═══ Information supplied ═══

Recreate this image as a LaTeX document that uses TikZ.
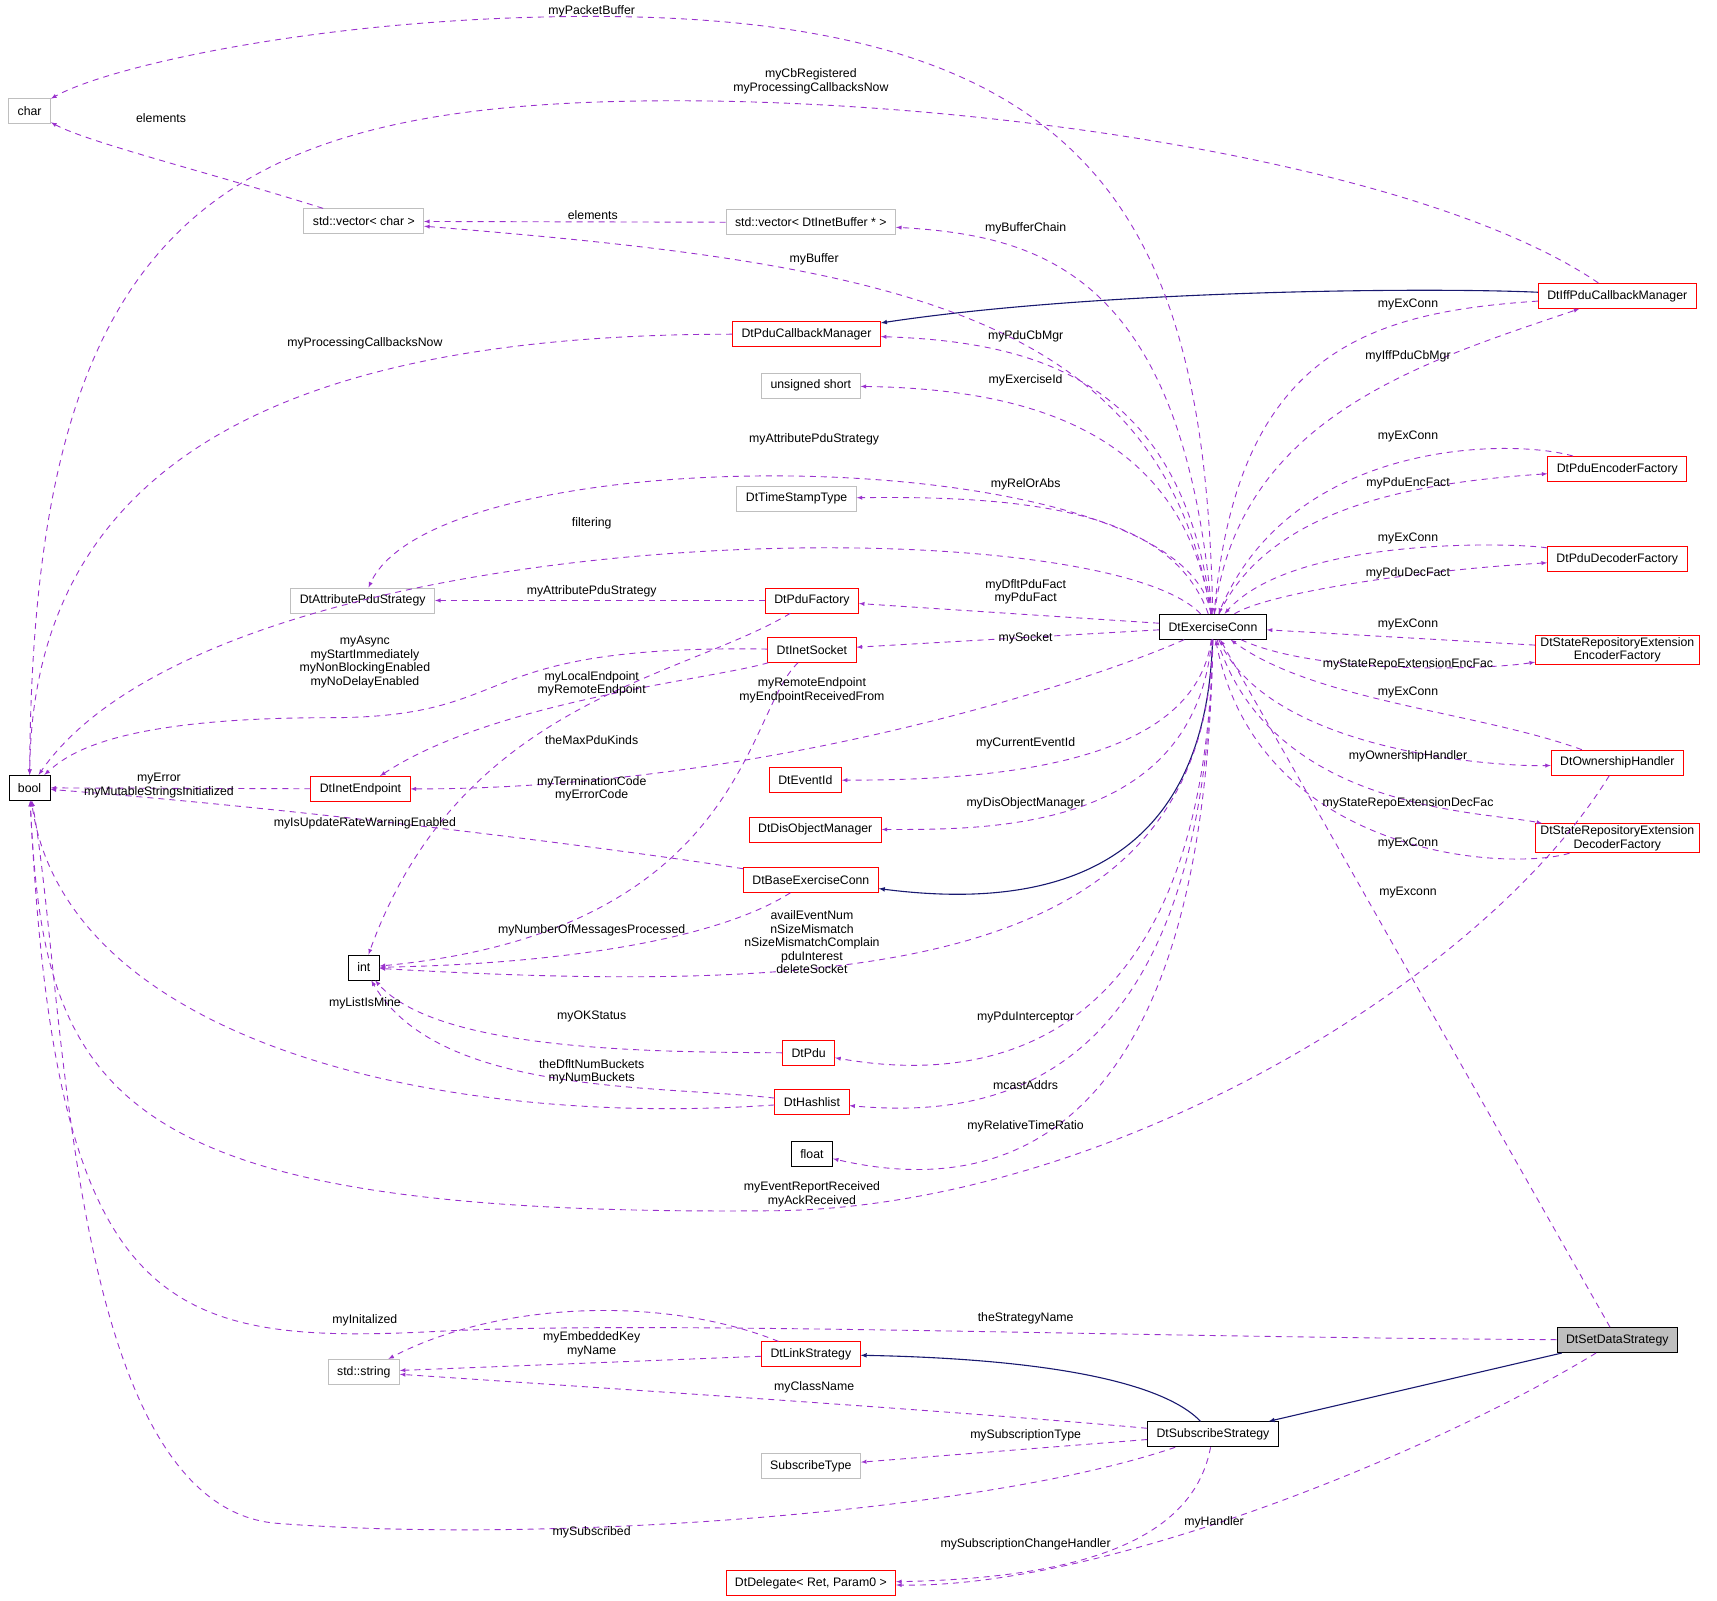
\documentclass[tikz,border=0pt]{standalone}
\usepackage{fontspec}
\setmainfont{Liberation Sans}
\usetikzlibrary{arrows}
\definecolor{deppurple}{RGB}{154, 50, 205}
\definecolor{inhnavy}{RGB}{25, 25, 112}
\definecolor{boxgray}{RGB}{191, 191, 191}
\tikzstyle{cls}=[draw,fill=white,line width=0.9pt,inner xsep=9pt,inner ysep=2pt,minimum height=25pt,font=\fontsize{12.3}{13.5}\selectfont,align=center]
\tikzstyle{clsred}=[cls,draw=red]
\tikzstyle{clsgray}=[cls,draw=boxgray]
\tikzstyle{dep}=[->,>=latex,deppurple,line width=0.9pt,dash pattern=on 6pt off 5pt]
\tikzstyle{inh}=[->,>=latex,inhnavy,line width=1.1pt]
\tikzstyle{lbl}=[font=\fontsize{12.3}{13.5}\selectfont,align=center,inner sep=0pt]

\begin{document}
\begin{tikzpicture}[x=1.096pt,y=-1.096pt]
\useasboundingbox (0,0) rectangle (1567,1461);

\node[clsgray] (char) at (27,101) {char};
\node[cls] (bool) at (27,719) {bool};
\node[clsgray] (vchar) at (332,202) {std::vector< char >};
\node[clsgray] (vbuf) at (740,203) {std::vector< DtInetBuffer * >};
\node[clsred] (pcm) at (736,305) {DtPduCallbackManager};
\node[clsgray] (ushort) at (740,352) {unsigned short};
\node[clsgray] (ts) at (727,455) {DtTimeStampType};
\node[clsgray] (attr) at (331,548) {DtAttributePduStrategy};
\node[clsred] (pf) at (741,548) {DtPduFactory};
\node[clsred] (sock) at (741,593) {DtInetSocket};
\node[clsred] (ep) at (329,720) {DtInetEndpoint};
\node[clsred] (eid) at (735,712) {DtEventId};
\node[clsred] (dom) at (744,757) {DtDisObjectManager};
\node[clsred] (base) at (740,803) {DtBaseExerciseConn};
\node[cls] (int) at (332,883) {int};
\node[clsred] (pdu) at (738,961) {DtPdu};
\node[clsred] (hash) at (741,1006) {DtHashlist};
\node[cls] (fl) at (741,1053) {float};
\node[clsgray] (str) at (332,1252) {std::string};
\node[clsred] (link) at (740,1236) {DtLinkStrategy};
\node[clsgray] (stype) at (740,1338) {SubscribeType};
\node[clsred] (del) at (740,1445) {DtDelegate< Ret, Param0 >};
\node[cls] (sub) at (1107,1309) {DtSubscribeStrategy};
\node[cls,fill=boxgray] (sds) at (1476,1223) {DtSetDataStrategy};
\node[cls] (E) at (1107,572) {DtExerciseConn};
\node[clsred] (iff) at (1476,270) {DtIffPduCallbackManager};
\node[clsred] (enc) at (1476,428) {DtPduEncoderFactory};
\node[clsred] (dec) at (1476,510) {DtPduDecoderFactory};
\node[clsred,inner xsep=5pt] (srenc) at (1476,593) {DtStateRepositoryExtension\\EncoderFactory};
\node[clsred] (own) at (1476,696) {DtOwnershipHandler};
\node[clsred,inner xsep=5pt] (srdec) at (1476,765) {DtStateRepositoryExtension\\DecoderFactory};

% inheritance
\draw[inh] (iff) .. controls (1300,262) and (1000,265) .. (pcm);
\draw[inh] (E) .. controls (1100,800) and (950,830) .. (base);
\draw[inh] (sub) .. controls (1060,1260) and (950,1240) .. (link);
\draw[inh] (sds) -- (sub);

% upper members
\draw[dep] (E) .. controls (1100,200) and (1000,15) .. (540,15) .. controls (300,15) and (100,60) .. (char);
\draw[dep] (iff) .. controls (1300,150) and (900,90) .. (600,92) .. controls (200,95) and (30,200) .. (bool);
\draw[dep] (vchar) .. controls (200,160) and (80,130) .. (char);
\draw[dep] (vbuf) -- (vchar);
\draw[dep] (E) .. controls (1080,250) and (950,215) .. (vbuf);
\draw[dep] (E) .. controls (1060,280) and (800,240) .. (vchar);
\draw[dep] (pcm) .. controls (300,305) and (30,400) .. (bool);
\draw[dep] (E) .. controls (1080,350) and (950,312) .. (pcm);
\draw[dep] (iff) .. controls (1250,285) and (1130,320) .. (E);
\draw[dep] (E) .. controls (1130,380) and (1300,330) .. (iff);
\draw[dep] (E) .. controls (1080,400) and (400,395) .. (attr);
\draw[dep] (E) .. controls (1080,400) and (950,355) .. (ushort);
\draw[dep] (E) .. controls (1070,470) and (950,452) .. (ts);
\draw[dep] (enc) .. controls (1380,400) and (1180,400) .. (E);
\draw[dep] (E) .. controls (1160,460) and (1300,440) .. (enc);
\draw[dep] (E) .. controls (1000,460) and (200,470) .. (bool);
\draw[dep] (dec) .. controls (1380,495) and (1180,490) .. (E);
\draw[dep] (E) .. controls (1160,540) and (1300,520) .. (dec);
\draw[dep] (pf) -- (attr);
\draw[dep] (E) -- (pf);
\draw[dep] (E) -- (sock);
\draw[dep] (srenc) -- (E);
\draw[dep] (E) .. controls (1200,615) and (1350,612) .. (srenc);
\draw[dep] (sock) .. controls (420,588) and (480,655) .. (300,655) .. controls (100,655) and (60,690) .. (bool);
\draw[dep] (sock) .. controls (650,620) and (450,640) .. (ep);
\draw[dep] (E) .. controls (1000,620) and (700,720) .. (ep);
\draw[dep] (own) .. controls (1350,650) and (1200,640) .. (E);
\draw[dep] (E) .. controls (1160,690) and (1380,700) .. (own);
\draw[dep] (pf) .. controls (620,620) and (420,640) .. (int);
\draw[dep] (sock) .. controls (680,650) and (680,850) .. (int);
\draw[dep] (ep) -- (bool);
\draw[dep] (E) .. controls (1090,700) and (900,712) .. (eid);
\draw[dep] (E) .. controls (1090,760) and (900,757) .. (dom);
\draw[dep] (base) .. controls (600,780) and (300,740) .. (bool);
\draw[dep] (E) .. controls (1160,740) and (1350,740) .. (srdec);
\draw[dep] (srdec) .. controls (1380,795) and (1150,785) .. (E);
\draw[dep] (base) .. controls (650,860) and (500,880) .. (int);
\draw[dep] (E) .. controls (1100,880) and (800,910) .. (int);
\draw[dep] (sds) -- (E);

% lower members
\draw[dep] (hash) .. controls (400,1030) and (60,950) .. (bool);
\draw[dep] (pdu) .. controls (600,960) and (400,960) .. (int);
\draw[dep] (E) .. controls (1100,960) and (900,990) .. (pdu);
\draw[dep] (hash) .. controls (600,990) and (400,1000) .. (int);
\draw[dep] (E) .. controls (1100,1000) and (900,1020) .. (hash);
\draw[dep] (E) .. controls (1100,1060) and (900,1090) .. (fl);
\draw[dep] (own) .. controls (1350,900) and (1000,1105) .. (700,1105) .. controls (100,1110) and (40,1000) .. (bool);
\draw[dep] (sds) .. controls (1000,1220) and (600,1205) .. (400,1215) .. controls (150,1228) and (50,1200) .. (bool);
\draw[dep] (link) .. controls (600,1180) and (450,1190) .. (str);
\draw[dep] (link) -- (str);
\draw[dep] (sub) .. controls (900,1290) and (600,1270) .. (str);
\draw[dep] (sub) -- (stype);
\draw[dep] (sub) .. controls (900,1380) and (500,1410) .. (250,1390) .. controls (60,1370) and (60,900) .. (bool);
\draw[dep] (sub) .. controls (1090,1400) and (1000,1440) .. (del);
\draw[dep] (sds) .. controls (1300,1330) and (1000,1450) .. (del);

% labels
\node[lbl] (l1) at (540,10) {myPacketBuffer};
\node[lbl] (l2) at (740,74) {myCbRegistered\\myProcessingCallbacksNow};
\node[lbl] (l3) at (147,108) {elements};
\node[lbl] (l4) at (541,196) {elements};
\node[lbl] (l5) at (936,208) {myBufferChain};
\node[lbl] (l6) at (743,237) {myBuffer};
\node[lbl] (l7) at (333,313) {myProcessingCallbacksNow};
\node[lbl] (l8) at (936,307) {myPduCbMgr};
\node[lbl] (l9) at (1285,278) {myExConn};
\node[lbl] (l10) at (1285,325) {myIffPduCbMgr};
\node[lbl] (l11) at (936,347) {myExerciseId};
\node[lbl] (l12) at (743,401) {myAttributePduStrategy};
\node[lbl] (l13) at (936,442) {myRelOrAbs};
\node[lbl] (l14) at (1285,398) {myExConn};
\node[lbl] (l15) at (1285,441) {myPduEncFact};
\node[lbl] (l16) at (540,478) {filtering};
\node[lbl] (l17) at (1285,491) {myExConn};
\node[lbl] (l18) at (1285,523) {myPduDecFact};
\node[lbl] (l19) at (540,540) {myAttributePduStrategy};
\node[lbl] (l20) at (936,540) {myDfltPduFact\\myPduFact};
\node[lbl] (l21) at (936,583) {mySocket};
\node[lbl] (l22) at (1285,570) {myExConn};
\node[lbl] (l23) at (1285,606) {myStateRepoExtensionEncFac};
\node[lbl] (l24) at (333,604) {myAsync\\myStartImmediately\\myNonBlockingEnabled\\myNoDelayEnabled};
\node[lbl] (l25) at (540,624) {myLocalEndpoint\\myRemoteEndpoint};
\node[lbl] (l26) at (741,630) {myRemoteEndpoint\\myEndpointReceivedFrom};
\node[lbl] (l27) at (1285,632) {myExConn};
\node[lbl] (l28) at (1285,690) {myOwnershipHandler};
\node[lbl] (l29) at (540,675) {theMaxPduKinds};
\node[lbl] (l30) at (540,720) {myTerminationCode\\myErrorCode};
\node[lbl] (l31) at (145,717) {myError\\myMutableStringsInitialized};
\node[lbl] (l32) at (936,678) {myCurrentEventId};
\node[lbl] (l33) at (936,733) {myDisObjectManager};
\node[lbl] (l34) at (333,751) {myIsUpdateRateWarningEnabled};
\node[lbl] (l35) at (1285,733) {myStateRepoExtensionDecFac};
\node[lbl] (l36) at (1285,770) {myExConn};
\node[lbl] (l37) at (540,849) {myNumberOfMessagesProcessed};
\node[lbl] (l38) at (741,860) {availEventNum\\nSizeMismatch\\nSizeMismatchComplain\\pduInterest\\deleteSocket};
\node[lbl] (l39) at (1285,815) {myExconn};
\node[lbl] (l40) at (333,916) {myListIsMine};
\node[lbl] (l41) at (540,928) {myOKStatus};
\node[lbl] (l42) at (936,928) {myPduInterceptor};
\node[lbl] (l43) at (540,978) {theDfltNumBuckets\\myNumBuckets};
\node[lbl] (l44) at (936,990) {mcastAddrs};
\node[lbl] (l45) at (936,1028) {myRelativeTimeRatio};
\node[lbl] (l46) at (741,1090) {myEventReportReceived\\myAckReceived};
\node[lbl] (l47) at (936,1203) {theStrategyName};
\node[lbl] (l48) at (333,1205) {myInitalized};
\node[lbl] (l49) at (540,1227) {myEmbeddedKey\\myName};
\node[lbl] (l50) at (743,1266) {myClassName};
\node[lbl] (l51) at (936,1310) {mySubscriptionType};
\node[lbl] (l52) at (540,1398) {mySubscribed};
\node[lbl] (l53) at (936,1409) {mySubscriptionChangeHandler};
\node[lbl] (l54) at (1108,1389) {myHandler};

\end{tikzpicture}
\end{document}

═══

What you have to do: Copy nothing but the lines from the first one in the listing through the line with "(0,0) rectangle (1567,1461);", and omit the pictures.

Correct result:
Recreate this image as a LaTeX document that uses TikZ.
\documentclass[tikz,border=0pt]{standalone}
\usepackage{fontspec}
\setmainfont{Liberation Sans}
\usetikzlibrary{arrows}
\definecolor{deppurple}{RGB}{154, 50, 205}
\definecolor{inhnavy}{RGB}{25, 25, 112}
\definecolor{boxgray}{RGB}{191, 191, 191}
\tikzstyle{cls}=[draw,fill=white,line width=0.9pt,inner xsep=9pt,inner ysep=2pt,minimum height=25pt,font=\fontsize{12.3}{13.5}\selectfont,align=center]
\tikzstyle{clsred}=[cls,draw=red]
\tikzstyle{clsgray}=[cls,draw=boxgray]
\tikzstyle{dep}=[->,>=latex,deppurple,line width=0.9pt,dash pattern=on 6pt off 5pt]
\tikzstyle{inh}=[->,>=latex,inhnavy,line width=1.1pt]
\tikzstyle{lbl}=[font=\fontsize{12.3}{13.5}\selectfont,align=center,inner sep=0pt]

\begin{document}
\begin{tikzpicture}[x=1.096pt,y=-1.096pt]
\useasboundingbox (0,0) rectangle (1567,1461);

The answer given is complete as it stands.